*Aim of the exercise:*
Reproduce the data exactly and drop any pictures it holds.

+---+

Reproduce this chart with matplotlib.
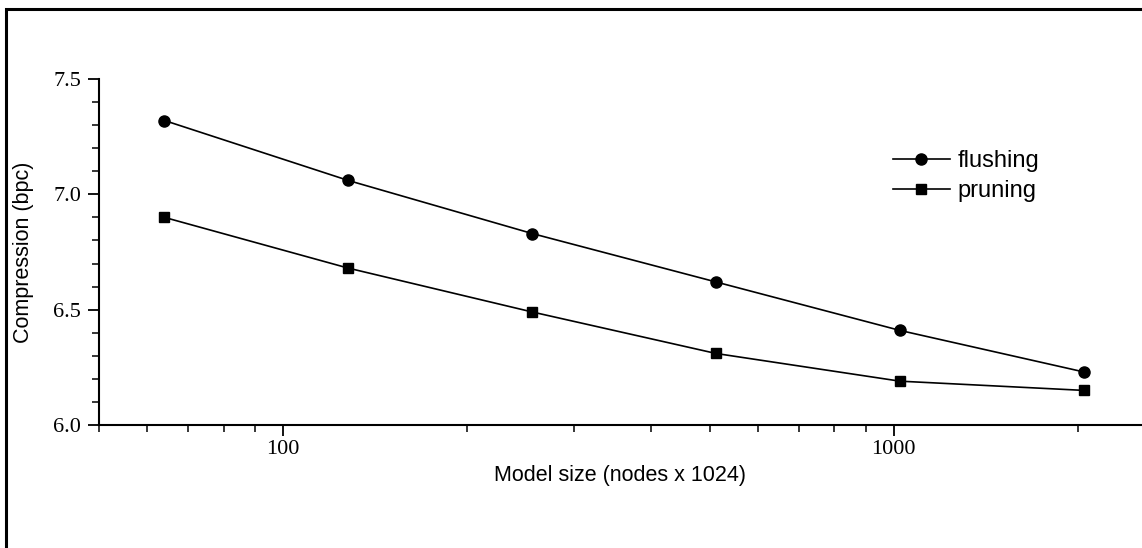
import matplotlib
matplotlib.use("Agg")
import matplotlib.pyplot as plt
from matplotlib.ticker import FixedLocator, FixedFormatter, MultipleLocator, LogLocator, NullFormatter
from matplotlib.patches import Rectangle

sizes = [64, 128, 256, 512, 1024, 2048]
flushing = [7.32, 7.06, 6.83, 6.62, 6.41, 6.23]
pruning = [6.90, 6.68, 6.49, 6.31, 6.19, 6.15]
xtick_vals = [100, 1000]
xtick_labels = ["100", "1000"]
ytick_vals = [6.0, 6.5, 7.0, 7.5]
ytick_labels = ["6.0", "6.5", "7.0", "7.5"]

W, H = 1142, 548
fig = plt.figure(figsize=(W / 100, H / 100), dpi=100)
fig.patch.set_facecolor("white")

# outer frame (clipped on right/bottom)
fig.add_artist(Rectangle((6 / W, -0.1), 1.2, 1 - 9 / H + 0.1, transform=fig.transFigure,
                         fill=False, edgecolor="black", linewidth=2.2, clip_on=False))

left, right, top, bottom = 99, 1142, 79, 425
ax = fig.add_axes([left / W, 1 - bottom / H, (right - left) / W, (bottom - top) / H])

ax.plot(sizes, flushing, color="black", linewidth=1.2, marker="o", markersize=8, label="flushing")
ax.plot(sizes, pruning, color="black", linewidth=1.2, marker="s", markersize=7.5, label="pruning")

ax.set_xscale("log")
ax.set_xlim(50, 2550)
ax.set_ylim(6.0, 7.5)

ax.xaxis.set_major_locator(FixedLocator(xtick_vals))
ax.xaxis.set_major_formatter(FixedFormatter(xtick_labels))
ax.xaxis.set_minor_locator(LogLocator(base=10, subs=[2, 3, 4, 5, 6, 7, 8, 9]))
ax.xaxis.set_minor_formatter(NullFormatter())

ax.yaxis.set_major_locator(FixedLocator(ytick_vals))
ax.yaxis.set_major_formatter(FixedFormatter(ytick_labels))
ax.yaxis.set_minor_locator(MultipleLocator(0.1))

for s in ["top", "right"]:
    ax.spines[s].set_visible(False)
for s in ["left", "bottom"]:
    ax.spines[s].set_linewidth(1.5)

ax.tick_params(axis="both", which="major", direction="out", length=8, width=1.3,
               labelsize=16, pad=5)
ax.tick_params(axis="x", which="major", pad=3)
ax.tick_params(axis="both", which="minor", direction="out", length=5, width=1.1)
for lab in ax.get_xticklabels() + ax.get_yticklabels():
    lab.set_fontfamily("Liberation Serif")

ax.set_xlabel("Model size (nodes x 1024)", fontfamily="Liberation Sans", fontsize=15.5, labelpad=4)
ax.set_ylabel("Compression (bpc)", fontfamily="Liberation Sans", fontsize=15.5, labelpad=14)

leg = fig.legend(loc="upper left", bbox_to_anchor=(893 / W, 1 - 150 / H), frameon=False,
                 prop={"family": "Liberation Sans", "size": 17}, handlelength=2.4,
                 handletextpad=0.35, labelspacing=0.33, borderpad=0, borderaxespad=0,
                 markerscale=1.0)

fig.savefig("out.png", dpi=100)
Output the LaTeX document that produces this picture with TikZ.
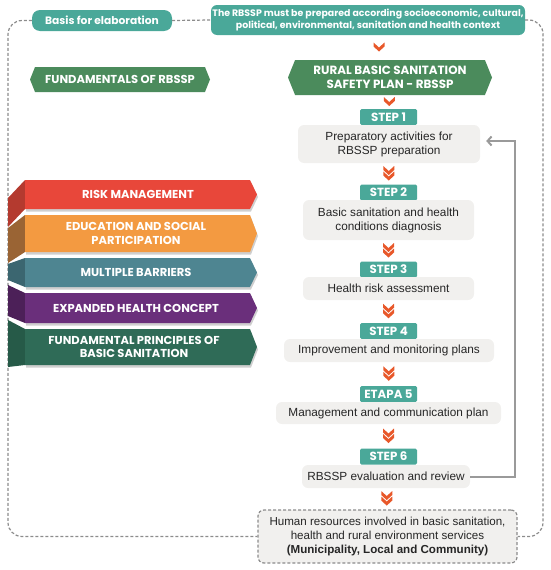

+---+

*Output of the task:*
Reproduce this chart with matplotlib.
import matplotlib
matplotlib.use("Agg")
import matplotlib.pyplot as plt
from matplotlib.ticker import FixedLocator, FixedFormatter, MultipleLocator, LogLocator, NullFormatter
from matplotlib.patches import Rectangle

sizes = [64, 128, 256, 512, 1024, 2048]
flushing = [7.32, 7.06, 6.83, 6.62, 6.41, 6.23]
pruning = [6.90, 6.68, 6.49, 6.31, 6.19, 6.15]
xtick_vals = [100, 1000]
xtick_labels = ["100", "1000"]
ytick_vals = [6.0, 6.5, 7.0, 7.5]
ytick_labels = ["6.0", "6.5", "7.0", "7.5"]

W, H = 1142, 548
fig = plt.figure(figsize=(W / 100, H / 100), dpi=100)
fig.patch.set_facecolor("white")

# outer frame (clipped on right/bottom)
fig.add_artist(Rectangle((6 / W, -0.1), 1.2, 1 - 9 / H + 0.1, transform=fig.transFigure,
                         fill=False, edgecolor="black", linewidth=2.2, clip_on=False))

left, right, top, bottom = 99, 1142, 79, 425
ax = fig.add_axes([left / W, 1 - bottom / H, (right - left) / W, (bottom - top) / H])

ax.plot(sizes, flushing, color="black", linewidth=1.2, marker="o", markersize=8, label="flushing")
ax.plot(sizes, pruning, color="black", linewidth=1.2, marker="s", markersize=7.5, label="pruning")

ax.set_xscale("log")
ax.set_xlim(50, 2550)
ax.set_ylim(6.0, 7.5)

ax.xaxis.set_major_locator(FixedLocator(xtick_vals))
ax.xaxis.set_major_formatter(FixedFormatter(xtick_labels))
ax.xaxis.set_minor_locator(LogLocator(base=10, subs=[2, 3, 4, 5, 6, 7, 8, 9]))
ax.xaxis.set_minor_formatter(NullFormatter())

ax.yaxis.set_major_locator(FixedLocator(ytick_vals))
ax.yaxis.set_major_formatter(FixedFormatter(ytick_labels))
ax.yaxis.set_minor_locator(MultipleLocator(0.1))

for s in ["top", "right"]:
    ax.spines[s].set_visible(False)
for s in ["left", "bottom"]:
    ax.spines[s].set_linewidth(1.5)

ax.tick_params(axis="both", which="major", direction="out", length=8, width=1.3,
               labelsize=16, pad=5)
ax.tick_params(axis="x", which="major", pad=3)
ax.tick_params(axis="both", which="minor", direction="out", length=5, width=1.1)
for lab in ax.get_xticklabels() + ax.get_yticklabels():
    lab.set_fontfamily("Liberation Serif")

ax.set_xlabel("Model size (nodes x 1024)", fontfamily="Liberation Sans", fontsize=15.5, labelpad=4)
ax.set_ylabel("Compression (bpc)", fontfamily="Liberation Sans", fontsize=15.5, labelpad=14)

leg = fig.legend(loc="upper left", bbox_to_anchor=(893 / W, 1 - 150 / H), frameon=False,
                 prop={"family": "Liberation Sans", "size": 17}, handlelength=2.4,
                 handletextpad=0.35, labelspacing=0.33, borderpad=0, borderaxespad=0,
                 markerscale=1.0)

fig.savefig("out.png", dpi=100)
Output the LaTeX document that produces this picture with TikZ.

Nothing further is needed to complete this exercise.